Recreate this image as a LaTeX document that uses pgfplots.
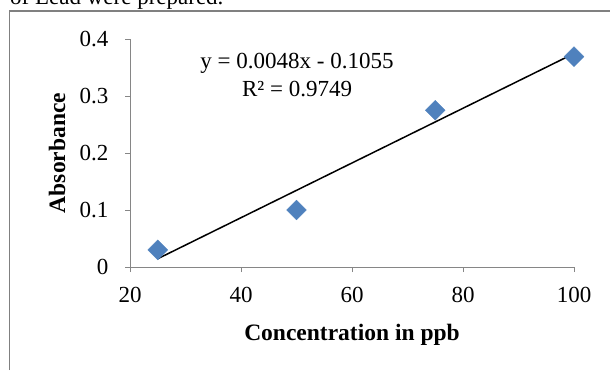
\documentclass[border=0pt]{standalone}
\usepackage{fontspec}
\setmainfont{Liberation Serif}
\usepackage{pgfplots}
\pgfplotsset{compat=1.18}
\definecolor{mblue}{RGB}{79,129,189}
\definecolor{axgray}{RGB}{134,134,134}
\definecolor{framegray}{RGB}{128,128,128}
\begin{document}
\begin{tikzpicture}[x=1pt,y=1pt]
\useasboundingbox (0,0) rectangle (610,370);
% cropped page text and frame
\node[anchor=base west, inner sep=0pt, font=\fontsize{23}{28}\selectfont] at (10,365) {of Lead were prepared.};
\draw[framegray, line width=1.5pt] (9.5,0) -- (9.5,359) -- (611,359);
\begin{axis}[
  at={(130pt,103pt)}, anchor=south west,
  scale only axis, width=444pt, height=228pt,
  xmin=20, xmax=100, ymin=0, ymax=0.4,
  xtick={20,40,60,80,100}, ytick={0,0.1,0.2,0.3,0.4},
  axis lines*=left,
  axis line style={axgray, line width=1pt, -},
  tick style={axgray, line width=1pt},
  tick align=outside, major tick length=5pt,
  /pgf/number format/assume math mode=true,
  /pgf/number format/.cd, fixed, precision=1, /pgfplots/.cd,
  tick label style={font=\fontsize{23}{28}\selectfont, black},
  yticklabel style={xshift=-13pt},
  xticklabel style={yshift=-12pt},
  every axis x label/.style={at={(axis description cs:0.5,-0.298)}, anchor=center},
  every axis y label/.style={at={(axis description cs:-0.1644,0.5)}, anchor=center, rotate=90},
  label style={font=\fontsize{23.5}{28}\selectfont\bfseries},
  xlabel={Concentration in ppb},
  ylabel={Absorbance},
  clip=false,
]
\addplot[black, line width=1.5pt, no marks] coordinates {(25,0.0145) (100,0.3745)};
\addplot[only marks, mark=square*, mark size=7pt, mark options={rotate=45, fill=mblue, draw=mblue}] coordinates {
(25,0.030) (50,0.100) (75,0.275) (100,0.369)
};
\node[align=center, font=\fontsize{23}{28}\selectfont] at (axis cs:50.1,0.336) {y = 0.0048x - 0.1055\\R² = 0.9749};
\end{axis}
\end{tikzpicture}
\end{document}
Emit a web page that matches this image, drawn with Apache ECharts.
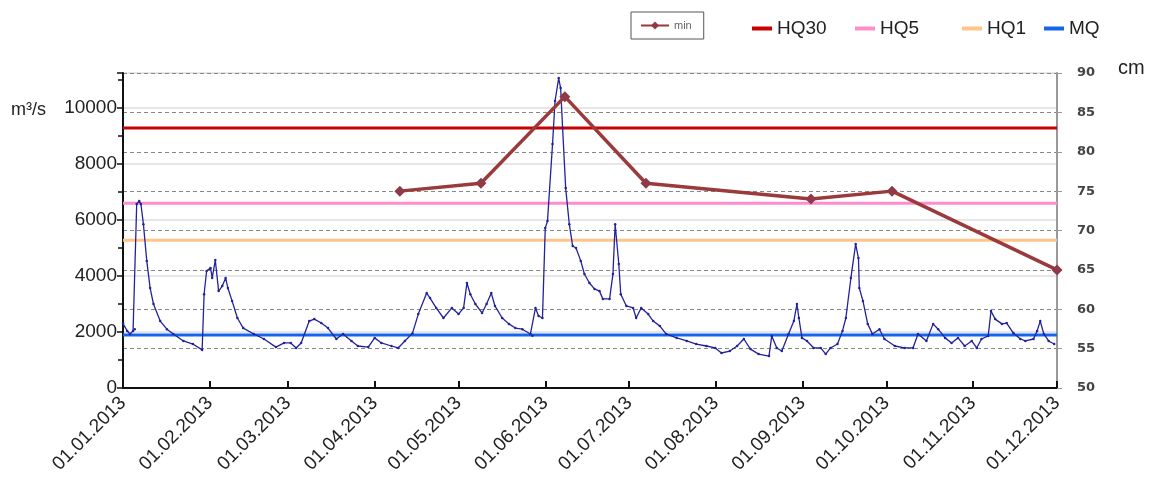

-- Exercise brief --
Choose all lines containing the string "that" and copy them out.

-- Task response --
Recreate this image as a LaTeX document that uses pgfplots.
Emit a web page that matches this image, drawn with Apache ECharts.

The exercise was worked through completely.